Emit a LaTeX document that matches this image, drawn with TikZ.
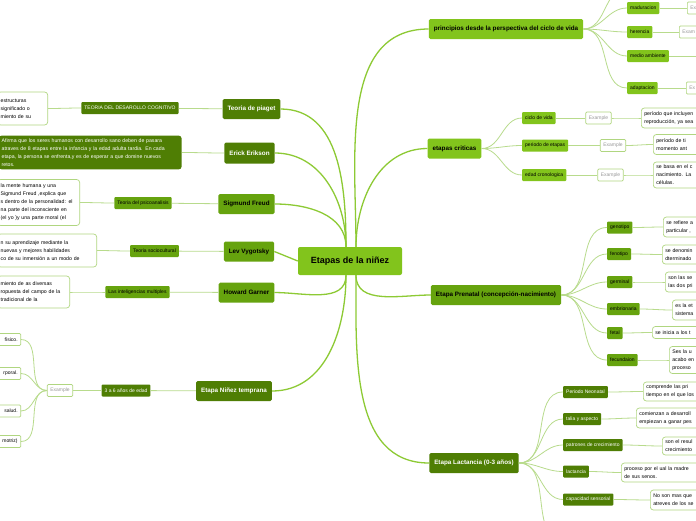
\documentclass[tikz,border=0pt]{standalone}
\usepackage{fontspec}
\setmainfont{Liberation Sans}
\usetikzlibrary{positioning, calc}
\definecolor{limegreen}{HTML}{82C41C}
\definecolor{midgreen}{HTML}{66A30E}
\definecolor{darkgreen}{HTML}{4F7E04}
\definecolor{noteline}{HTML}{B0D680}
\definecolor{mainline}{HTML}{8DCA34}
\definecolor{subline}{HTML}{B8DB8C}
\tikzset{
  rootnode/.style = {fill = limegreen, rounded corners = 2pt, minimum width = 104pt,
    minimum height = 28pt, font = \fontsize{9}{10}\selectfont\bfseries},
  topic/.style = {rounded corners = 1.5pt, inner xsep = 5pt, minimum height = 20pt,
    font = \fontsize{6.3}{7}\selectfont\bfseries},
  topic dark/.style = {topic, fill = darkgreen, text = white},
  topic mid/.style = {topic, fill = midgreen},
  topic lime/.style = {topic, fill = limegreen},
  sub/.style = {rounded corners = 1pt, inner xsep = 3pt, inner ysep = 0pt,
    minimum height = 12pt, font = \fontsize{5}{6}\selectfont},
  sub dark/.style = {sub, fill = darkgreen, text = white},
  sub mid/.style = {sub, fill = midgreen},
  sub lime/.style = {sub, fill = limegreen},
  examplebox/.style = {sub, draw = noteline, fill = white, text = black!40, line width = 0.7pt},
  cutbox/.style = {examplebox, anchor = west, text width = 20pt, align = left},
  leaf/.style = {sub, draw = noteline, fill = white, line width = 0.7pt, text width = 30pt, align = right},
  notebox/.style = {draw = noteline, fill = white, rounded corners = 3pt, line width = 0.7pt,
    align = left, inner xsep = 3pt, inner ysep = 3pt, font = \fontsize{5.2}{8}\selectfont},
  main link/.style = {color = mainline, line width = 1.3pt},
  link/.style = {color = subline, line width = 0.8pt}
}

\begin{document}
\begin{tikzpicture}[x = 1pt, y = 1pt]
\useasboundingbox [fill = white] (0,0) rectangle (696,-520);

%% Root
\node [rootnode] (root) at (350,-261) {Etapas de la niñez};

%%% Left side
\node [topic dark] (piaget) at (251.5,-109) {Teoria de piaget};
\node [topic dark, minimum height = 21pt] (erikson) at (249.5,-153) {Erick Erikson};
\node [topic mid] (freud) at (246.5,-204) {Sigmund Freud};
\node [topic mid] (lev) at (249,-251.5) {Lev Vygotsky};
\node [topic mid] (garner) at (246.5,-292.5) {Howard Garner};
\node [topic dark] (ninez) at (234,-391) {Etapa Niñez temprana};

%% Piaget
\node [sub dark] (cognitivo) at (130,-108) {TEORIA DEL DESAROLLO COGNITIVO};
\node [notebox, anchor = east, text width = 44pt, minimum height = 33pt] (n piaget) at (48,-108.5)
  {estructuras\\significado o\\miento de su};
\path [link] (piaget) edge (cognitivo)
  (cognitivo.west) edge [out = 180, in = 0] (n piaget.east);

%% Erikson
\node [notebox, draw = none, fill = darkgreen, text = white, anchor = east, text width = 177pt,
  minimum height = 33pt] (n erikson) at (182,-152.5)
  {Afirma que los seres humanos con desarrollo sano deben de pasara\\
   atraves de 8 etapas entre la infancia y la edad adulta tardia. En cada\\
   etapa, la persona se enfrenta,y es de esperar a que domine nuevos\\
   retos.};
\path [link] (erikson.west) edge [out = 180, in = 0] (n erikson.east);

%% Freud
\node [sub mid] (psico) at (143,-203) {Teoria del psicoanalisis};
\node [notebox, anchor = east, text width = 76pt, minimum height = 46pt] (n freud) at (80,-202.5)
  {la mente humana y una\\Sigmund Freud ,explica que\\s dentro de la personalidad: el\\
   na parte del inconsciente en\\(el yo )y una parte moral (el};
\path [link] (freud) edge (psico)
  (psico.west) edge [out = 180, in = 0] (n freud.east);

%% Vygotsky
\node [sub mid] (socio) at (154.5,-251) {Teoria sociocultural};
\node [notebox, anchor = east, text width = 93pt, minimum height = 33pt] (n lev) at (97,-250.5)
  {n su aprendizaje mediante la\\nuevas y mejores habilidades\\co de su inmersión a un modo de};
\path [link] (lev) edge (socio)
  (socio.west) edge [out = 180, in = 0] (n lev.east);

%% Garner
\node [sub mid] (multiples) at (137.5,-292) {Las inteligencias multiples};
\node [notebox, anchor = east, text width = 66pt, minimum height = 32pt] (n garner) at (70,-292)
  {miento de as diversas\\ropuesta del campo de la\\tradicional de la};
\path [link] (garner) edge (multiples)
  (multiples.west) edge [out = 180, in = 0] (n garner.east);

%% Niñez temprana
\node [sub dark] (edad) at (126,-390.5) {3 a 6 años de edad};
\node [examplebox] (ex ninez) at (60,-390.5) {Example};
\node [leaf, anchor = east] (fisico) at (21,-339.5) {físico.};
\node [leaf, anchor = east] (corporal) at (21,-373.5) {rporal.};
\node [leaf, anchor = east] (salud) at (21,-411) {salud.};
\node [leaf, anchor = east] (motriz) at (21,-441.5) {motriz)};
\path [link] (ninez) edge (edad) (edad) edge (ex ninez)
  (ex ninez.west) edge [out = 180, in = 0] (fisico.east)
                  edge [out = 180, in = 0] (corporal.east)
                  edge [out = 180, in = 0] (salud.east)
                  edge [out = 180, in = 0] (motriz.east);

%%% Right side
\node [topic lime] (principios) at (506,-29) {principios desde la perspectiva del ciclo de vida};
\node [topic lime] (criticas) at (454.5,-148.5) {etapas criticas};
\node [topic mid] (prenatal) at (496,-295) {Etapa Prenatal (concepción-nacimiento)};
\node [topic dark] (lactancia) at (474,-463) {Etapa Lactancia (0-3 años)};

%% Principios
\coordinate (hidden top) at (627,12);
\node [sub lime, anchor = west] (maduracion) at (627,-8) {maduracion};
\node [sub lime, anchor = west] (herencia) at (627,-32) {herencia};
\node [sub lime, anchor = west] (ambiente) at (627,-56) {medio ambiente};
\node [sub lime, anchor = west] (adaptacion) at (627,-88) {adaptacion};
\node [cutbox] (ex maduracion) at (687,-8) {Ex};
\node [cutbox] (ex herencia) at (679,-32) {Exam};
\coordinate (ex ambiente) at (700,-56);
\node [cutbox] (ex adaptacion) at (686,-88) {Ex};
\path [link] (principios.east) edge [out = 0, in = 180] (hidden top)
  edge [out = 0, in = 180] (maduracion.west)
  edge [out = 0, in = 180] (herencia.west)
  edge [out = 0, in = 180] (ambiente.west)
  edge [out = 0, in = 180] (adaptacion.west);
\path [link] (maduracion) edge (ex maduracion) (herencia) edge (ex herencia)
  (ambiente) edge (ex ambiente) (adaptacion) edge (ex adaptacion);

%% Etapas criticas
\node [sub lime, anchor = west] (ciclo) at (522,-118) {ciclo de vida};
\node [sub lime, anchor = west] (periodo) at (522,-145.5) {periodo de etapas};
\node [sub lime, anchor = west] (cronologica) at (522,-175) {edad cronologica};
\node [examplebox] (ex ciclo) at (598.5,-118) {Example};
\node [examplebox] (ex periodo) at (613,-145.5) {Example};
\node [examplebox] (ex cronologica) at (610.5,-175) {Example};
\node [notebox, anchor = west, text width = 80pt, minimum height = 20pt] (n ciclo) at (641,-118)
  {período que incluyen\\reproducción, ya sea};
\node [notebox, anchor = west, text width = 80pt, minimum height = 20pt] (n periodo) at (653,-144.5)
  {período de ti\\momento ant};
\node [notebox, anchor = west, text width = 80pt, minimum height = 26pt] (n cronologica) at (653,-175)
  {se basa en el c\\nacimiento. La\\células.};
\path [link] (criticas.east) edge [out = 0, in = 180] (ciclo.west)
  edge [out = 0, in = 180] (periodo.west)
  edge [out = 0, in = 180] (cronologica.west);
\path [link] (ciclo) edge (ex ciclo) (periodo) edge (ex periodo) (cronologica) edge (ex cronologica)
  (ex ciclo.east) edge [out = 0, in = 180] (n ciclo.west)
  (ex periodo.east) edge [out = 0, in = 180] (n periodo.west)
  (ex cronologica.east) edge [out = 0, in = 180] (n cronologica.west);

%% Prenatal
\node [sub mid, anchor = west] (genotipo) at (607,-227.5) {genotipo};
\node [sub mid, anchor = west] (fenotipo) at (607,-254) {fenotipo};
\node [sub mid, anchor = west] (germinal) at (607,-282) {germinal};
\node [sub mid, anchor = west] (embrionaria) at (607,-309) {embrionaria};
\node [sub mid, anchor = west] (fetal) at (607,-333) {fetal};
\node [sub mid, anchor = west] (fecundaion) at (607,-360) {fecundaion};
\node [notebox, anchor = west, text width = 50pt, minimum height = 20pt] (n genotipo) at (663,-227)
  {se refiere a\\particular ,};
\node [notebox, anchor = west, text width = 50pt, minimum height = 19pt] (n fenotipo) at (662,-254.5)
  {se denomin\\dterminado};
\node [notebox, anchor = west, text width = 50pt, minimum height = 20pt] (n germinal) at (665,-282)
  {son las se\\las dos pri};
\node [notebox, anchor = west, text width = 50pt, minimum height = 20pt] (n embrionaria) at (672,-310)
  {es la et\\sistema};
\node [notebox, anchor = west, text width = 60pt, minimum height = 12pt, inner ysep = 1pt] (n fetal)
  at (652,-332.5) {se inicia a los t};
\node [notebox, anchor = west, text width = 50pt, minimum height = 27pt] (n fecundaion) at (669,-360)
  {Ses la u\\acabo en\\proceso};
\path [link] (prenatal.east) edge [out = 0, in = 180] (genotipo.west)
  edge [out = 0, in = 180] (fenotipo.west)
  edge [out = 0, in = 180] (germinal.west)
  edge [out = 0, in = 180] (embrionaria.west)
  edge [out = 0, in = 180] (fetal.west)
  edge [out = 0, in = 180] (fecundaion.west);
\path [link] (genotipo.east) edge [out = 0, in = 180] (n genotipo.west)
  (fenotipo.east) edge [out = 0, in = 180] (n fenotipo.west)
  (germinal.east) edge [out = 0, in = 180] (n germinal.west)
  (embrionaria.east) edge [out = 0, in = 180] (n embrionaria.west)
  (fetal.east) edge [out = 0, in = 180] (n fetal.west)
  (fecundaion.east) edge [out = 0, in = 180] (n fecundaion.west);

%% Lactancia
\coordinate (hidden bottom) at (563,-540);
\node [sub dark, anchor = west] (neonatal) at (563,-392) {Periodo Neonatal};
\node [sub dark, anchor = west] (talia) at (563,-419) {talia y aspecto};
\node [sub dark, anchor = west] (patrones) at (563,-445) {patrones de crecimiento};
\node [sub dark, anchor = west] (lactar) at (563,-471.5) {lactancia};
\node [sub dark, anchor = west] (sensorial) at (563,-499.5) {capacidad sensorial};
\node [notebox, anchor = west, text width = 70pt, minimum height = 19pt] (n neonatal) at (643,-391.5)
  {comprende las pri\\tiempo en el que los};
\node [notebox, anchor = west, text width = 70pt, minimum height = 20pt] (n talia) at (636,-418)
  {comienzan a desarroll\\empiezan a ganar pes};
\node [notebox, anchor = west, text width = 50pt, minimum height = 18pt] (n patrones) at (662,-446)
  {son el resul\\crecimiento};
\node [notebox, anchor = west, text width = 90pt, minimum height = 19pt] (n lactar) at (621,-472.5)
  {proceso por el ual la madre\\de sus senos.};
\node [notebox, anchor = west, text width = 60pt, minimum height = 20pt] (n sensorial) at (650,-500)
  {No son mas que\\atreves de los se};
\path [link] (lactancia.east) edge [out = 0, in = 180] (neonatal.west)
  edge [out = 0, in = 180] (talia.west)
  edge [out = 0, in = 180] (patrones.west)
  edge [out = 0, in = 180] (lactar.west)
  edge [out = 0, in = 180] (sensorial.west)
  edge [out = 0, in = 180] (hidden bottom);
\path [link] (neonatal.east) edge [out = 0, in = 180] (n neonatal.west)
  (talia.east) edge [out = 0, in = 180] (n talia.west)
  (patrones.east) edge [out = 0, in = 180] (n patrones.west)
  (lactar.east) edge [out = 0, in = 180] (n lactar.west)
  (sensorial.east) edge [out = 0, in = 180] (n sensorial.west);

%%% Root links
\path [main link] ([xshift = -4pt]root.north) edge [out = 90, in = 0] (piaget.east)
  edge [out = 90, in = 0] (erikson.east)
  edge [out = 90, in = 0] (freud.east);
\path [main link] ([xshift = 6pt]root.north) edge [out = 90, in = 180] (principios.west)
  edge [out = 90, in = 180] (criticas.west);
\path [main link] (root.west) edge (lev.east);
\path [main link] ([xshift = -4pt]root.south) edge [out = 270, in = 0] (garner.east)
  edge [out = 270, in = 0] (ninez.east);
\path [main link] ([xshift = 6pt]root.south) edge [out = 270, in = 180] (prenatal.west)
  edge [out = 270, in = 180] (lactancia.west);
\end{tikzpicture}
\end{document}
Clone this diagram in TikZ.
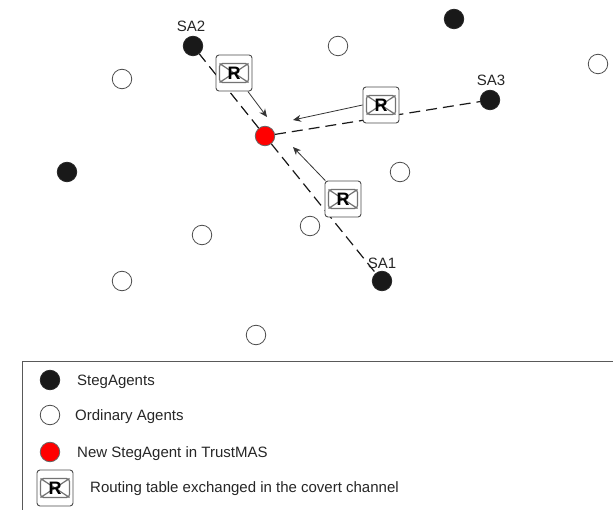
\documentclass[tikz,border=0pt]{standalone}
\usepackage{fontspec}
\setmainfont{Liberation Sans}
\usetikzlibrary{arrows.meta,calc}
\tikzset{
  x=1pt,y=-1pt,
  agent/.style={circle,minimum size=19.5pt,inner sep=0pt,line width=0.8pt},
  steg/.style={agent,draw=black!85,fill=black!90},
  ordinary/.style={agent,draw=black!70,fill=white},
  newsteg/.style={agent,draw=black!60,fill=red},
  rtable/.style={draw=black!70,line width=0.9pt,rounded corners=3pt,fill=white,minimum size=36pt,inner sep=0pt,
    font=\fontsize{18}{18}\selectfont\bfseries,
    path picture={\draw[black!55,line width=1.2pt]
      ($(path picture bounding box.center)+(-14.5,-9.5)$) rectangle ($(path picture bounding box.center)+(14.5,9.5)$)
      ($(path picture bounding box.center)+(-14.5,-9.5)$) -- ($(path picture bounding box.center)+(14.5,9.5)$)
      ($(path picture bounding box.center)+(-14.5,9.5)$) -- ($(path picture bounding box.center)+(14.5,-9.5)$);}},
  covert/.style={line width=1.2pt,black!90,dash pattern=on 11pt off 6pt},
  sent/.style={line width=0.8pt,black!80,-{Stealth[length=8pt,width=7pt]}},
  lbl/.style={font=\fontsize{15}{17}\selectfont,text=black!85,inner sep=0pt},
  legendline/.style={draw=black!65,line width=0.8pt}
}
\begin{document}
\begin{tikzpicture}
\useasboundingbox (0,0) rectangle (613,510);
\node[steg] (sa2) at (193,46) {};
\node[ordinary] (o1) at (338,46) {};
\node[steg] (b1) at (454,19) {};
\node[ordinary] (o2) at (598,64) {};
\node[ordinary] (o3) at (122,79) {};
\node[steg] (sa3) at (490,100) {};
\node[newsteg] (new) at (265,136) {};
\node[ordinary] (o4) at (400,172) {};
\node[steg] (b2) at (67,172) {};
\node[ordinary] (o5) at (202,235) {};
\node[ordinary] (o6) at (310,226) {};
\node[steg] (sa1) at (382,281) {};
\node[ordinary] (o7) at (122,281) {};
\node[ordinary] (o8) at (256,335) {};
\draw[covert] (new) -- (sa2);
\draw[covert] (new) -- (sa3);
\draw[covert] (new) -- (sa1);
\node[rtable] (r1) at (234,73) {R};
\node[rtable] (r2) at (381,105) {R};
\node[rtable] (r3) at (343,199) {R};
\coordinate (t1) at (267,117);
\coordinate (t2) at (293,120);
\coordinate (t3) at (293,147);
\draw[sent] (r1) -- (t1);
\draw[sent] (r2.west) -- (t2);
\draw[sent] (r3) -- (t3);
\node[lbl] (l2) at (191,26) {SA2};
\node[lbl] (l3) at (491,80) {SA3};
\node[lbl] (l1) at (382,263) {SA1};
\coordinate (lg1) at (22,510);
\coordinate (lg2) at (22,361);
\coordinate (lg3) at (613,361);
\draw[legendline] (lg1) -- (lg2) -- (lg3);
\node[steg] (k1) at (50,380) {};
\node[ordinary] (k2) at (50,415) {};
\node[newsteg] (k3) at (50,452) {};
\node[rtable] (k4) at (55,488) {R};
\node[lbl,anchor=base west] (t1a) at (77,385) {StegAgents};
\node[lbl,anchor=base west] (t2a) at (75,420) {Ordinary Agents};
\node[lbl,anchor=base west] (t3a) at (77,457) {New StegAgent in TrustMAS};
\node[lbl,anchor=base west] (t4a) at (90,492) {Routing table exchanged in the covert channel};
\end{tikzpicture}
\end{document}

• **Aim**
Copy each line above containing the string "this".

• **Task response**
Emit a LaTeX document that matches this image, drawn with TikZ.
Clone this diagram in TikZ.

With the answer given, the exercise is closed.